Currency collectors stated that the optical security device was not aesthetically pleasing, and that its placement and appearance were poor. Some compared it to the Australian commemorative $10 note issued in 1988, which had a reflective holographic badge featuring James Cook, as an example of a more aesthetically pleasing design.

==Collecting==
The Bank of Canada printed uncut sheets of the $5 banknotes with serial numbers between 6,000,000 and 6,939,999 and prefix ANU. Some of these were released for sale to collectors in 2002 when the Bank of Canada also issued the Lasting Impressions collectors set. This set contained two uncirculated $5 banknotes, one from this series and the other from the Canadian Journey Series, with matching serial numbers. The banknotes were in an embossed folder also containing an information booklet with the history of the denomination and the features of each banknote. A similar set for $10 banknotes had been released in 2001.

==Legacy==
A study commissioned by the Bank of Canada in 1994 stated that about 8,000 blind Canadians do not benefit from the large numerals or distinct colouration of the banknotes. In 1990, the Bank of Canada, via the Canadian National Institute for the Blind, had begun distributing to these individuals a free electronic device capable of determining the denomination of a banknote by reading the vertical bars adjacent to the serial number. Each device cost the Bank of Canada about , and 50–60 devices were requested every month, mostly from elderly individuals who used the device at home.
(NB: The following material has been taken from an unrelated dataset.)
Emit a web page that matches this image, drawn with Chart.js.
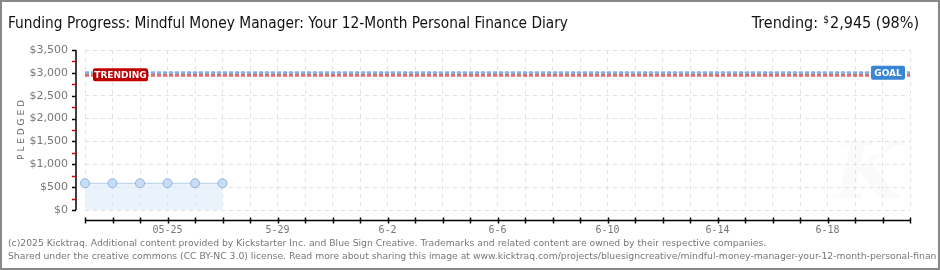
<!DOCTYPE html>
<html>
  <head>
    <meta charset="utf-8" />
    <title>Funding Progress</title>
    <style>
      body { margin: 0; background: #fff; }
      #wrap { position: relative; width: 940px; height: 270px; }
    </style>
  </head>
  <body>
    <div id="wrap"><canvas id="chart" width="940" height="270"></canvas></div>
    <script src="https://cdn.jsdelivr.net/npm/chart.js@4.4.1/dist/chart.umd.min.js"></script>
    <script>
      // days on the x axis, 05-22 .. 06-21
      const days = [
        "05-22", "05-23", "05-24", "05-25", "05-26", "05-27", "05-28", "05-29",
        "05-30", "05-31", "06-01", "06-02", "06-03", "06-04", "06-05", "06-06",
        "06-07", "06-08", "06-09", "06-10", "06-11", "06-12", "06-13", "06-14",
        "06-15", "06-16", "06-17", "06-18", "06-19", "06-20", "06-21"
      ];
      // labels printed under the axis (blank = tick only)
      const xTickLabels = [
        "", "", "", "05-25", "", "", "", "5-29",
        "", "", "", "6-2", "", "", "", "6-6",
        "", "", "", "6-10", "", "", "", "6-14",
        "", "", "", "6-18", "", "", ""
      ];
      const pledged = [585, 585, 585, 585, 585, 585];
      const goal = 3000;
      const trending = 2945;
      const yTicks = [0, 500, 1000, 1500, 2000, 2500, 3000, 3500];

      const title = "Funding Progress: Mindful Money Manager: Your 12-Month Personal Finance Diary";
      const footer1 = "(c)2025 Kicktraq. Additional content provided by Kickstarter Inc. and Blue Sign Creative. Trademarks and related content are owned by their respective companies.";
      const footer2 = "Shared under the creative commons (CC BY-NC 3.0) license. Read more about sharing this image at www.kicktraq.com/projects/bluesigncreative/mindful-money-manager-your-12-month-personal-finance-diary/";

      function money(v) {
        return "$" + v.toLocaleString("en-US");
      }

      function tag(ctx, text, x, y, w, h, color) {
        ctx.fillStyle = color;
        ctx.beginPath();
        ctx.roundRect(x, y, w, h, 2);
        ctx.fill();
        ctx.fillStyle = "#fff";
        ctx.font = "bold 9px 'DejaVu Sans'";
        ctx.textAlign = "center";
        ctx.textBaseline = "middle";
        ctx.fillText(text, x + w / 2, y + h / 2 + 0.5);
      }

      const decor = {
        id: "decor",
        beforeDraw(chart) {
          const ctx = chart.ctx;
          ctx.save();
          // faint watermark
          ctx.fillStyle = "#fafafa";
          ctx.font = "italic bold 78px 'DejaVu Serif'";
          ctx.textAlign = "center";
          ctx.textBaseline = "alphabetic";
          ctx.fillText("K", 868, 198);
          ctx.restore();
        },
        afterDraw(chart) {
          const ctx = chart.ctx;
          const x = chart.scales.x;
          const y = chart.scales.y;
          const area = chart.chartArea;
          ctx.save();

          // y axis, detached from the plot
          const ax = area.left - 9;
          ctx.strokeStyle = "#000";
          ctx.lineWidth = 1.5;
          ctx.beginPath();
          ctx.moveTo(ax, y.getPixelForValue(3500));
          ctx.lineTo(ax, y.getPixelForValue(0));
          ctx.stroke();
          yTicks.forEach((v) => {
            const py = Math.round(y.getPixelForValue(v)) + 0.5;
            ctx.strokeStyle = "#000";
            ctx.beginPath();
            ctx.moveTo(ax - 4, py);
            ctx.lineTo(ax, py);
            ctx.stroke();
            if (v < 3500) {
              const my = Math.round(y.getPixelForValue(v + 250)) + 0.5;
              ctx.strokeStyle = "#d00";
              ctx.beginPath();
              ctx.moveTo(ax - 4, my);
              ctx.lineTo(ax, my);
              ctx.stroke();
            }
          });

          // x axis, below the plot
          const ay = area.bottom + 10.5;
          ctx.strokeStyle = "#000";
          ctx.lineWidth = 1.5;
          ctx.beginPath();
          ctx.moveTo(x.getPixelForValue(0), ay);
          ctx.lineTo(x.getPixelForValue(days.length - 1), ay);
          ctx.stroke();
          days.forEach((d, i) => {
            const px = Math.round(x.getPixelForValue(i)) + 0.5;
            ctx.beginPath();
            ctx.moveTo(px, ay - 3);
            ctx.lineTo(px, ay + 3);
            ctx.stroke();
          });

          // line tags
          tag(ctx, "TRENDING", x.getPixelForValue(0) + 8, y.getPixelForValue(trending) - 7, 55, 13, "#c00000");
          tag(ctx, "GOAL", x.getPixelForValue(days.length - 1) - 39, y.getPixelForValue(goal) - 7, 34, 14, "#3a86d4");

          // y axis title
          ctx.fillStyle = "#666";
          ctx.font = "9px 'DejaVu Sans'";
          ctx.translate(22, 130);
          ctx.rotate(-Math.PI / 2);
          ctx.textAlign = "center";
          ctx.textBaseline = "middle";
          ctx.fillText("P L E D G E D", 0, 0);
          ctx.setTransform(1, 0, 0, 1, 0, 0);

          // titles
          ctx.fillStyle = "#111";
          ctx.textAlign = "left";
          ctx.textBaseline = "alphabetic";
          ctx.font = "16px 'DejaVu Sans Condensed', 'DejaVu Sans'";
          ctx.fillText(title, 8, 28, 560);
          ctx.textAlign = "right";
          ctx.fillText("2,945 (98%)", 919, 28);
          const w1 = ctx.measureText("2,945 (98%)").width;
          ctx.font = "10px 'DejaVu Sans Condensed', 'DejaVu Sans'";
          ctx.fillText("$", 919 - w1 - 1, 23);
          ctx.font = "16px 'DejaVu Sans Condensed', 'DejaVu Sans'";
          ctx.fillText("Trending:", 919 - w1 - 12, 28);

          // footer, sized so line 1 spans the same width as the original
          ctx.fillStyle = "#777";
          ctx.textAlign = "left";
          ctx.font = "10px 'DejaVu Sans'";
          const fsize = 10 * 759 / ctx.measureText(footer1).width;
          ctx.font = fsize.toFixed(2) + "px 'DejaVu Sans'";
          ctx.fillText(footer1, 8, 246);
          ctx.save();
          ctx.beginPath();
          ctx.rect(0, 0, 936, 270);
          ctx.clip();
          ctx.fillText(footer2, 8, 259);
          ctx.restore();

          // frame
          ctx.strokeStyle = "#888";
          ctx.lineWidth = 2;
          ctx.strokeRect(1, 1, 938, 268);
          ctx.restore();
        }
      };

      const ctx = document.getElementById("chart").getContext("2d");
      new Chart(ctx, {
        type: "line",
        data: {
          labels: days,
          datasets: [
            {
              label: "Goal",
              data: days.map(() => goal),
              borderColor: "rgba(110,160,225,0.8)",
              borderWidth: 3,
              borderDash: [4, 2],
              pointRadius: 0,
              fill: false
            },
            {
              label: "Trending",
              data: days.map(() => trending),
              borderColor: "rgba(225,70,70,0.8)",
              borderWidth: 3,
              borderDash: [4, 2],
              pointRadius: 0,
              fill: false
            },
            {
              label: "Pledged",
              data: pledged,
              borderColor: "#b4cde9",
              borderWidth: 1,
              backgroundColor: "rgba(220,234,250,0.6)",
              fill: "origin",
              pointRadius: 4.5,
              pointBackgroundColor: "#c7ddf5",
              pointBorderColor: "#8fb2dc",
              pointBorderWidth: 1,
              tension: 0
            }
          ]
        },
        options: {
          responsive: false,
          animation: false,
          events: [],
          layout: { padding: { left: 0, right: 30, top: 50, bottom: 20 } },
          plugins: { legend: { display: false }, tooltip: { enabled: false } },
          scales: {
            x: {
              offset: false,
              grid: { color: "#e2e2e2", drawTicks: false },
              border: { display: false, dash: [4, 4] },
              afterFit(s) { s.height = 40; },
              ticks: {
                autoSkip: false,
                maxRotation: 0,
                padding: 14,
                color: "#777",
                font: { family: "'DejaVu Sans Mono'", size: 10 },
                callback: (v, i) => xTickLabels[i]
              }
            },
            y: {
              min: 0,
              max: 3500,
              grid: { color: "#e2e2e2", drawTicks: false },
              border: { display: false, dash: [4, 4] },
              afterFit(s) { s.width = 85; },
              ticks: {
                stepSize: 500,
                padding: 17,
                color: "#777",
                font: { family: "'DejaVu Sans'", size: 11 },
                callback: (v) => money(v)
              }
            }
          }
        },
        plugins: [decor]
      });
    </script>
  </body>
</html>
Withdrawing the $1 banknote of earlier series and discontinuing printing of the $2 banknotes increased consumer use of the loonie and toonie. This decreased the costs of producing money and decreased the operational costs for some businesses, such as the Toronto Transit Commission, which estimated it would save annually by not having to "unfold, sort, and count $1 bills".

The appearance of high-quality counterfeit $100 banknotes in 2001 from Windsor to Montreal resulted in about 10% of retailers to post signs that they would refuse to accept $100 banknotes in a cash transaction.